[Start of DATASET ENTRIES]

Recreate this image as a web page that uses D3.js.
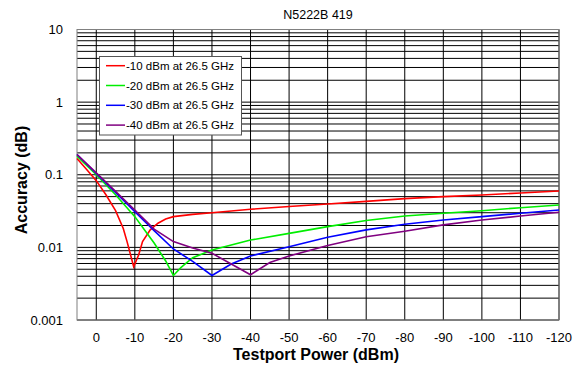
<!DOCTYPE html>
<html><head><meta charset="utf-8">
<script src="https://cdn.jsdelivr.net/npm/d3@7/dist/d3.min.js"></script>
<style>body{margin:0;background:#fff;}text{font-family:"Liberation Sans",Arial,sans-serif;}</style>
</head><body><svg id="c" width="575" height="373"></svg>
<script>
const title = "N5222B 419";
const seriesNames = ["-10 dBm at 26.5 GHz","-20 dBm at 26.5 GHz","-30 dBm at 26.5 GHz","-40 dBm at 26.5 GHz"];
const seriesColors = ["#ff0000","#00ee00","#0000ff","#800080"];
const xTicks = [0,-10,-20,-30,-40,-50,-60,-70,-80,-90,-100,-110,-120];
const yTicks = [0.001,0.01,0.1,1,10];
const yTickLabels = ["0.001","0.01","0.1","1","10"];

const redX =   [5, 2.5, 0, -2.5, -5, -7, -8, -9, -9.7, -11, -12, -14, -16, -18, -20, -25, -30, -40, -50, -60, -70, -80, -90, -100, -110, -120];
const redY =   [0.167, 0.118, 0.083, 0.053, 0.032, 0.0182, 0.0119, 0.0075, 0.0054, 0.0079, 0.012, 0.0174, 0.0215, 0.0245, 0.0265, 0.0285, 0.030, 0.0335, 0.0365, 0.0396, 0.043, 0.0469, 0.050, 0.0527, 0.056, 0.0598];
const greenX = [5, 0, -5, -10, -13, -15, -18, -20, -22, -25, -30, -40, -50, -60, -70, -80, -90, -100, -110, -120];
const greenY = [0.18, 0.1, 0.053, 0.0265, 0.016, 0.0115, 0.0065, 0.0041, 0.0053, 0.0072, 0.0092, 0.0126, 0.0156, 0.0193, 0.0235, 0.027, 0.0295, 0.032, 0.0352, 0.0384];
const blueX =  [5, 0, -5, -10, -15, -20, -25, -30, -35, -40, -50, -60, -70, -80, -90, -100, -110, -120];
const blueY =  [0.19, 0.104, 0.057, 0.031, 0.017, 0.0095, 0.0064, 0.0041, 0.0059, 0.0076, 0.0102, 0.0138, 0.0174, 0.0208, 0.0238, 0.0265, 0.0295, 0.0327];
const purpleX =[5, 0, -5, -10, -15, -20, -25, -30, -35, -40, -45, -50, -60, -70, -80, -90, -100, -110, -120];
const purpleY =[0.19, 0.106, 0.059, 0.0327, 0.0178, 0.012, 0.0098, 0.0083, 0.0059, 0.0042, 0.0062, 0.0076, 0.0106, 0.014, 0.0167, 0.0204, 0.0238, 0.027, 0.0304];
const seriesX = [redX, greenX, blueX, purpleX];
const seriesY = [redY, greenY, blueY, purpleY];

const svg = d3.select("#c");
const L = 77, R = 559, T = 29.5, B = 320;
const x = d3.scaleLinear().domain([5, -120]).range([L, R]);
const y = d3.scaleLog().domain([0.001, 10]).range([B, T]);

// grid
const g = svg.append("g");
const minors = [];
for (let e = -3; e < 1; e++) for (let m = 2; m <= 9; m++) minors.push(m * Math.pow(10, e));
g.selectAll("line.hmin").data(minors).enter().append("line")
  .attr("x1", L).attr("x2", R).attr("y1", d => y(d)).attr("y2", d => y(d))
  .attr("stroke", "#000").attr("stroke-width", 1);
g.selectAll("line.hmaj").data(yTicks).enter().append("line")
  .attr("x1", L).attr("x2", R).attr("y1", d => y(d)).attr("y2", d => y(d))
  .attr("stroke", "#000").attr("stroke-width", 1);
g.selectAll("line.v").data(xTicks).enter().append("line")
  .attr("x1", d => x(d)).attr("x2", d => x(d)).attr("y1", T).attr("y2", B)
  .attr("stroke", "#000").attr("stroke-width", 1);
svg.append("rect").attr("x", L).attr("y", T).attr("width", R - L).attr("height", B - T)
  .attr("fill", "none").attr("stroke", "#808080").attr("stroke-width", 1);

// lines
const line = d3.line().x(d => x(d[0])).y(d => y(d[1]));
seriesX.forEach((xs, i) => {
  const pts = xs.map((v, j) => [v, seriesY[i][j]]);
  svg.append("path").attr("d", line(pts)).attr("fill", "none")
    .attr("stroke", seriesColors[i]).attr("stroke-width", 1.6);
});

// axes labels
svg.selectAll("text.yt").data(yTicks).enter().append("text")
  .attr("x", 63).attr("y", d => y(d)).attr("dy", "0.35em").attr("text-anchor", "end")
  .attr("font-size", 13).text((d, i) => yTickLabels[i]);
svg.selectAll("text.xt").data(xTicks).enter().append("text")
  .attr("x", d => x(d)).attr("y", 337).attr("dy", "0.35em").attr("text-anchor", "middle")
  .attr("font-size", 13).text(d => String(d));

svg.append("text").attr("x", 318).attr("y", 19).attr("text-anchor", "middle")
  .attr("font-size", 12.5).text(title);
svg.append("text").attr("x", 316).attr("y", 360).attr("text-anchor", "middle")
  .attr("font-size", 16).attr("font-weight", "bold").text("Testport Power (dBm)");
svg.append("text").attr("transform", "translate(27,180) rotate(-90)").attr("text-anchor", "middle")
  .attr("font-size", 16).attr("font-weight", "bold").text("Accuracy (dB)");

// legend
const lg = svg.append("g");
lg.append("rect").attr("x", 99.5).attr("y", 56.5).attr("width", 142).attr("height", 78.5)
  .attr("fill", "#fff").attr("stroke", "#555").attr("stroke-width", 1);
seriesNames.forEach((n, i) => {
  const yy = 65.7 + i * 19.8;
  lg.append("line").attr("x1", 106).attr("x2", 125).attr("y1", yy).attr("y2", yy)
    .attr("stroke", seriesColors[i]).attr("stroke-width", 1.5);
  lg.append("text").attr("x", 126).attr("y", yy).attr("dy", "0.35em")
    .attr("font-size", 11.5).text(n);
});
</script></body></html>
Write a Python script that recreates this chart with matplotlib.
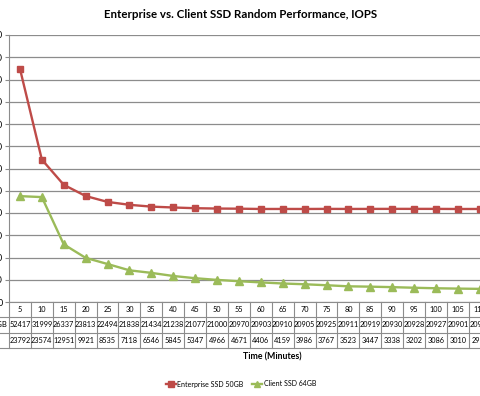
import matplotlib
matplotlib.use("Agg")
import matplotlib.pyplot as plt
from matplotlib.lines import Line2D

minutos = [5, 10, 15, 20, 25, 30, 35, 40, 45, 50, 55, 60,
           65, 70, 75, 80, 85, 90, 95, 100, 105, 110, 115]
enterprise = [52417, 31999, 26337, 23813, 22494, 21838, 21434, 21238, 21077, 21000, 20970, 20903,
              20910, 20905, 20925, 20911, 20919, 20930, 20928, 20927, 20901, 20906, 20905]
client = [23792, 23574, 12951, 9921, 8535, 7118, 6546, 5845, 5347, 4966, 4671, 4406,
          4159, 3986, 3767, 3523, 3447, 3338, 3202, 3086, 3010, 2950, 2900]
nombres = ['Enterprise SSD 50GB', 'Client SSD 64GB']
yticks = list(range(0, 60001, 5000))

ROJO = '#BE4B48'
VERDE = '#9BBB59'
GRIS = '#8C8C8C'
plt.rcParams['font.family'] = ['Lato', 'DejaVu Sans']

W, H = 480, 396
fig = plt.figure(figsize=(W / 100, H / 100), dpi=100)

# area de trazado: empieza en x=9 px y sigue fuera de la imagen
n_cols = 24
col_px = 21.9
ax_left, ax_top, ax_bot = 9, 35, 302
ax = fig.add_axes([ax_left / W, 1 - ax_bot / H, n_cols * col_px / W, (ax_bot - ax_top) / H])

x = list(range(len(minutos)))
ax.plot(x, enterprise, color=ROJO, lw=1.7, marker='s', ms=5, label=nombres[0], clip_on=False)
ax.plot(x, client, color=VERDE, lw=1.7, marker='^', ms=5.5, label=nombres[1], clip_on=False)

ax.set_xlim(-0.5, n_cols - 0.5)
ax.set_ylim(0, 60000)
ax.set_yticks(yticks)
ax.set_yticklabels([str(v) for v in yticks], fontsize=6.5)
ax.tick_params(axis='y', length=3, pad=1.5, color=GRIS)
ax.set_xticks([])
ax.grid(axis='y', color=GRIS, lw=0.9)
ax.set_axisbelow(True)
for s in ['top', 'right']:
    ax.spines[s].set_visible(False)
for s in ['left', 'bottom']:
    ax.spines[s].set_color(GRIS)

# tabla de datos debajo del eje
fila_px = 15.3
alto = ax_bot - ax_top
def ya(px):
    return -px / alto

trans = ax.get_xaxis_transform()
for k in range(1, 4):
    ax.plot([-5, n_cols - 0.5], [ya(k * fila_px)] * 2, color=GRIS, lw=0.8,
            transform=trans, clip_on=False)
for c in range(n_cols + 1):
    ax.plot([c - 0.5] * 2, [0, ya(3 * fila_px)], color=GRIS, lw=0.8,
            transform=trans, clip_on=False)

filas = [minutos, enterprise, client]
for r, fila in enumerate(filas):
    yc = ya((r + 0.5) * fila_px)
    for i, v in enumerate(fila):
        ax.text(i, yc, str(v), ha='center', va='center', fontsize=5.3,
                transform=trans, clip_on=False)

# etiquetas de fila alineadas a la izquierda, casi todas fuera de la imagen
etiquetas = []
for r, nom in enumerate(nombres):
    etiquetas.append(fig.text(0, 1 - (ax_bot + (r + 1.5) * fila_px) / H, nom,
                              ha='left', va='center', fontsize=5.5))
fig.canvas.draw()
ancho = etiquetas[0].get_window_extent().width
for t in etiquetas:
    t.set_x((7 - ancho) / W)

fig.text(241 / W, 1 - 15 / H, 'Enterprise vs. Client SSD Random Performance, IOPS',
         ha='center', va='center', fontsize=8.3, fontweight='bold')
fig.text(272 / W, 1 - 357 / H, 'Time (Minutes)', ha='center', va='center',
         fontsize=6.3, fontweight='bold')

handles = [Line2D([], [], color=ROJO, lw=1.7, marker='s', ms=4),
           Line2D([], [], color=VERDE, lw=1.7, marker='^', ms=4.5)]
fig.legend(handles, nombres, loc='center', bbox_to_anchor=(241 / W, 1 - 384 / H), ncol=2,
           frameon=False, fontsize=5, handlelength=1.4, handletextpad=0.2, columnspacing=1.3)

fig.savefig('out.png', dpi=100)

[End of DATASET ENTRIES]

▶ [TASK INSTRUCTIONS] What lines above run from the one with "Write a Python" to the one with "from matplotlib.lines import Line2D"? Give them again exactly, ends included, and leave the pictures out.

▶ [ANSWER IN FULL]
Write a Python script that recreates this chart with matplotlib.
import matplotlib
matplotlib.use("Agg")
import matplotlib.pyplot as plt
from matplotlib.lines import Line2D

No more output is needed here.